A key issue is the ability to differentiate between children whose intelligibility falls within the range of age‐level expectations from those whose performance is delayed or disordered with regard to age‐level milestones. For many children, intelligibility reductions beyond age‐expectations may have a significant detrimental impact on functional communication and on social participation, leading to important negative educational consequences, since speech is a primary modality through which children in the early grades demonstrate their learning. Accurate differential diagnosis of intelligibility deficits, early identification, and treatment to improve intelligibility is critical for these children.

Studies are currently underway that seek to identify cut points for typical intelligibility development and to validate the diagnostic accuracy of intelligibility cut points for separating children who have mild or subtle speech motor disorders from those who are in the lower percentiles of typical development. Recent work employing receiver operating characteristic (ROC) curves (DeLong, DeLong, & Clarke‐Pearson, 1988) suggests that intelligibility scores differentiate between children with cerebral palsy (CP) who have speech motor impairment and typically developing peers with nearly perfect certainty (area under curve = .99).
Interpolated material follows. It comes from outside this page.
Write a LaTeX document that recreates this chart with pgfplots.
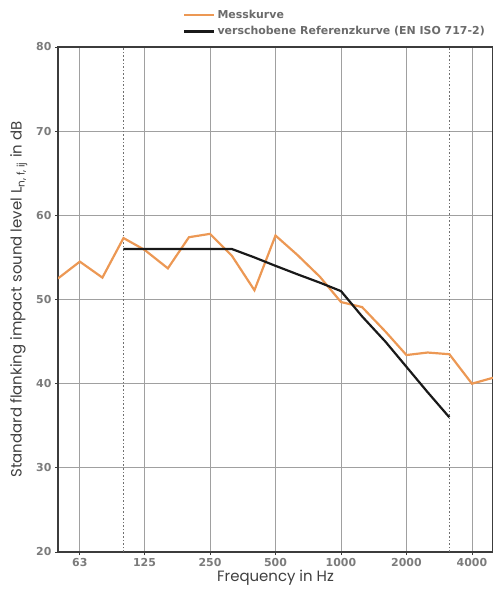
\documentclass[border=0pt]{standalone}
\usepackage{pgfplots}
\pgfplotsset{compat=1.18}
\usepackage{fontspec}
\setmainfont{Poppins}
\newfontfamily\tickfont{DejaVu Sans}
\definecolor{orangeline}{RGB}{236,152,84}
\definecolor{gridgrey}{RGB}{160,160,160}
\definecolor{textgrey}{RGB}{90,90,90}
\definecolor{framegrey}{RGB}{60,60,60}
\pgfplotstableread{
f L
50 52.5
63 54.5
80 52.6
100 57.3
125 55.9
160 53.7
200 57.4
250 57.8
315 55.2
400 51.1
500 57.6
630 55.3
800 52.7
1000 49.7
1250 49.1
1600 46.2
2000 43.4
2500 43.7
3150 43.5
4000 40.0
5000 40.7
}\mess
\pgfplotstableread{
f L
100 56
125 56
160 56
200 56
250 56
315 56
400 55
500 54
630 53
800 52
1000 51
1250 48
1600 45
2000 42
2500 39
3150 36
}\ref
\begin{document}
\begin{tikzpicture}
\useasboundingbox (-58bp,-39bp) rectangle (435bp,552bp);
\begin{axis}[
  at={(0,0)}, anchor=south west,
  scale only axis,
  width=435bp, height=505bp,
  xmode=log, log basis x=2,
  xmin=50, xmax=5000, ymin=20, ymax=80,
  xtick={63,125,250,500,1000,2000,4000},
  xticklabels={63,125,250,500,1000,2000,4000},
  ytick={20,30,40,50,60,70,80},
  grid=major,
  major grid style={gridgrey, line width=0.8pt},
  axis line style={framegrey, line width=1.6pt},
  tick style={framegrey, line width=0.8pt},
  tick align=outside,
  major tick length=3bp,
  xtick pos=bottom, ytick pos=left,
  ticklabel style={font=\tickfont\fontsize{11}{12}\selectfont\bfseries, text=textgrey!80},
  /pgf/number format/assume math mode=true,
  xlabel={Frequency in Hz},
  ylabel={Standard flanking impact sound level L\textsubscript{n, f, ij} in dB},
  label style={font=\fontsize{15}{17}\selectfont, text=textgrey!70!black},
  xlabel style={yshift=4bp},
  ylabel style={yshift=2bp},
  legend style={draw=none, fill=none, at={(0.287,1.077)}, anchor=north west,
    font=\tickfont\fontsize{11}{12.5}\selectfont\bfseries, text=textgrey!90,
    row sep=2.5bp, cells={anchor=west}, inner sep=0pt},
  legend cell align=left,
  legend image code/.code={\draw[#1, line width=2.5pt] (0bp,0bp) -- (30bp,0bp);},
]
\addplot[gridgrey!70!black, line width=1.6pt, dotted, forget plot] coordinates {(100,20) (100,80)};
\addplot[gridgrey!70!black, line width=1.6pt, dotted, forget plot] coordinates {(3150,20) (3150,80)};
\addplot[orangeline, line width=2.2pt] table[x=f,y=L] {\mess};
\addlegendentry{Messkurve}
\addplot[black!90, line width=2.2pt] table[x=f,y=L] {\ref};
\addlegendentry{verschobene Referenzkurve (EN ISO 717-2)}
\end{axis}
\end{tikzpicture}
\end{document}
These data further suggest that at 5 years of age nearly all typically developing children had intelligibility scores above 87%, while the vast majority of children with CP and speech motor impairment had intelligibility below 72% at the same age (Hustad, Sakash, Broman, & Rathouz, 2019). These findings are consistent with earlier work suggesting that the range of intelligibility between 75% and 85% may represent a “gray area” for determining whether a 5‐year‐old child was performing at an age‐appropriate level (Hustad, Oakes, & Allison, 2015). The determination of cut points of this nature for children across the age span is currently ongoing, with a focus on children who have CP and are thus at considerable risk for speech motor disorders.
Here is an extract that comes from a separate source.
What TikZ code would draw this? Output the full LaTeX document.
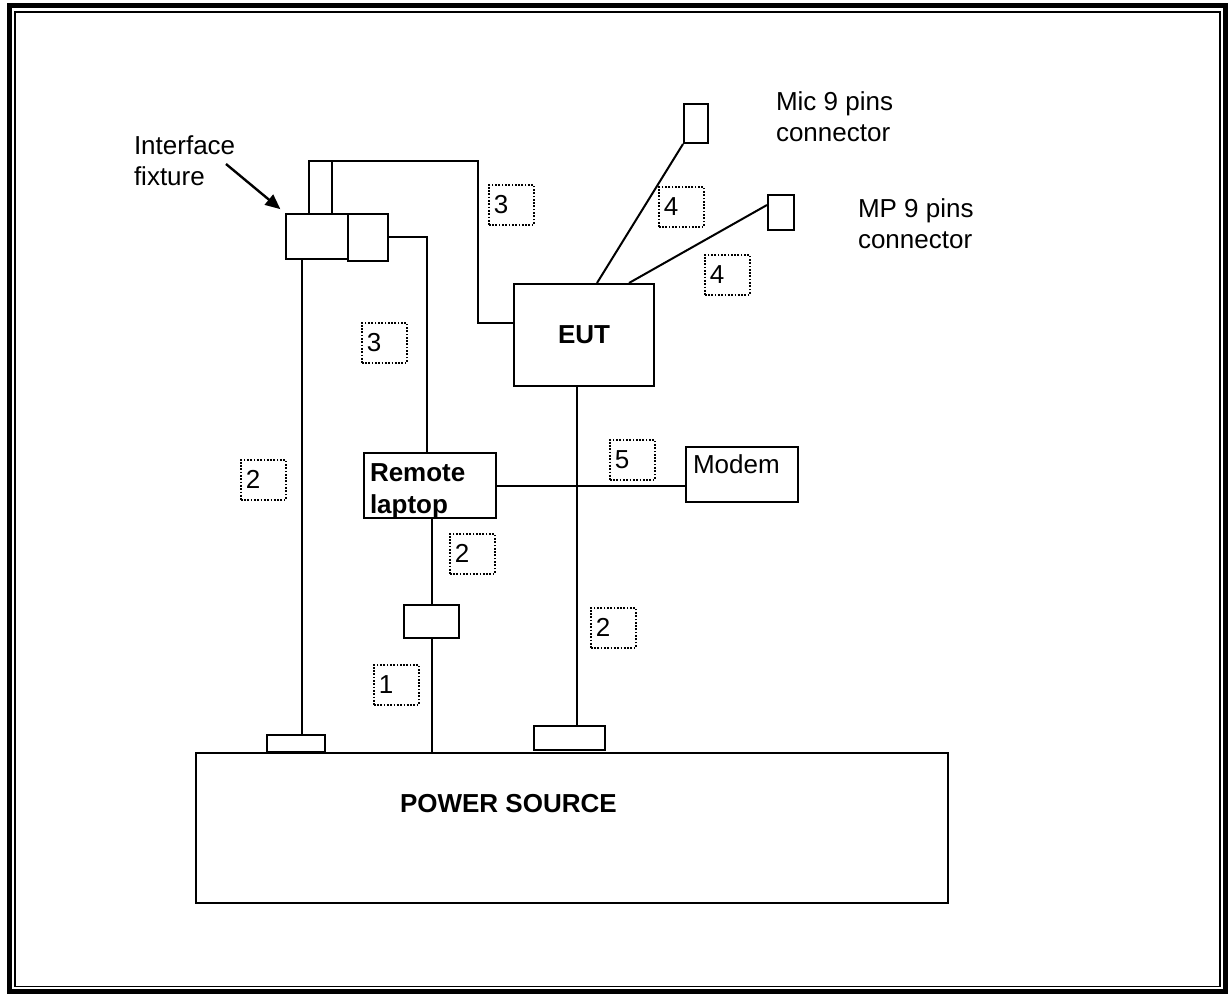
\documentclass[tikz,border=0pt]{standalone}
\usepackage{fontspec}
\setmainfont{Liberation Sans}
\usetikzlibrary{arrows.meta, positioning, calc}

\begin{document}
\begin{tikzpicture}[
      x=1pt, y=-1pt,
      line width=2pt,
      every node/.style={font=\fontsize{26}{31}\selectfont},
      box/.style={draw, anchor=north west, inner sep=0pt},
      numbox/.style={draw, line width=1.7pt, dash pattern=on 1.7pt off 1.6pt, anchor=north west,
        minimum width=45pt, minimum height=40pt, text width=35pt, inner xsep=5pt, inner ysep=0pt, align=left},
      note/.style={anchor=north west, inner sep=0pt, align=left}
    ]
      \useasboundingbox (0,0) rectangle (1228,995);
      \draw[line width=5pt] (9.5,6) rectangle (1225,991.5);
      \draw[line width=1.8pt] (15,12) rectangle (1220,986.5);

      \node[box, minimum width=62pt, minimum height=45pt] (fixA) at (285,213) {};
      \node[box, minimum width=40pt, minimum height=47pt] (fixB) at (347,213) {};
      \node[box, minimum width=140pt, minimum height=102pt, font=\fontsize{26}{31}\selectfont\bfseries] (eut) at (513,283) {EUT};
      \node[box, minimum width=24pt, minimum height=39pt] (mic) at (683,103) {};
      \node[box, minimum width=26pt, minimum height=35pt] (mp) at (767,194) {};
      \node[box, minimum width=132pt, minimum height=65pt] (laptop) at (363,452) {};
      \node[box, minimum width=112pt, minimum height=55pt] (modem) at (685,446) {};
      \node[box, minimum width=55pt, minimum height=33pt] (brick) at (403,604) {};
      \node[box, minimum width=58pt, minimum height=17pt] (padL) at (266,734) {};
      \node[box, minimum width=71pt, minimum height=24pt] (padR) at (533,725) {};
      \node[box, minimum width=752pt, minimum height=150pt] (power) at (195,752) {};

      \node[note] (fixtxt) at (133,135) {Interface\\fixture};
      \node[note] (mictxt) at (775,91) {Mic 9 pins\\connector};
      \node[note] (mptxt) at (857,198) {MP 9 pins\\connector};
      \node[note, font=\fontsize{26}{32}\selectfont\bfseries] (laptoptxt) at (369,463) {Remote\\laptop};
      \node[note] (modemtxt) at (692,454) {Modem};
      \node[note, font=\fontsize{26}{31}\selectfont\bfseries] (powertxt) at (399,793) {POWER SOURCE};

      \node[numbox] (n3a) at (488,184) {3};
      \node[numbox] (n3b) at (361,322) {3};
      \node[numbox] (n4a) at (658,186) {4};
      \node[numbox] (n4b) at (704,254) {4};
      \node[numbox] (n5) at (609,439) {5};
      \node[numbox] (n2a) at (240,459) {2};
      \node[numbox] (n2b) at (449,533) {2};
      \node[numbox] (n2c) at (590,607) {2};
      \node[numbox] (n1) at (373,664) {1};

      \coordinate (fixtail) at (226,164);
      \coordinate (bendA) at (478,161);
      \coordinate (bendB) at (478,323);
      \draw[line width=2.4pt, -{Triangle[length=15pt, width=13pt]}, shorten >=6pt] (fixtail) -- (fixA.north west);

      \draw ($(fixA.north west)+(24,0)$) |- (bendA) -- (bendB) -- (bendB -| eut.west);
      \draw ($(fixA.north west)+(47,0)$) -- ++(0,-52);
      \draw ($(fixB.north east)+(0,24)$) -| ($(laptop.north west)+(64,0)$);
      \draw ($(fixA.south west)+(17,0)$) coordinate (wA) -- (wA |- padL.north);
      \draw (mic.south west) -- ($(eut.north west)+(84,0)$);
      \draw ($(mp.north west)+(0,11)$) -- ($(eut.north west)+(116,0)$);
      \draw (laptop.east) -- (laptop.east -| modem.west);
      \draw ($(eut.south west)+(64,0)$) coordinate (wE) -- (wE |- padR.north);
      \draw (laptop.south -| brick.north) -- (brick.north);
      \draw (brick.south) -- (brick.south |- power.north);
    \end{tikzpicture}
\end{document}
In other work focused on intelligibility development in children, studies have shown that children with CP experience their greatest growth in single word intelligibility between the ages of 36–60 months, but that intelligibility is still developing through 8 years (Hustad, Sakash, Natzke, Broman, & Rathouz, 2019). Results indicate that growth is impacted by speech and language profile characteristics, such that children with CP who do not show evidence of speech motor involvement have their greatest growth at earlier ages and reach higher intelligibility levels at 8 years of age than those who do have speech motor involvement. Further, children with comorbid receptive language impairment and speech motor impairment lag behind their peers who do not have receptive language impairment but do have speech motor involvement (Hustad, Mahr, Broman, & Rathouz, 2020). Clearly, many attributes of the speaker impact intelligibility and its development.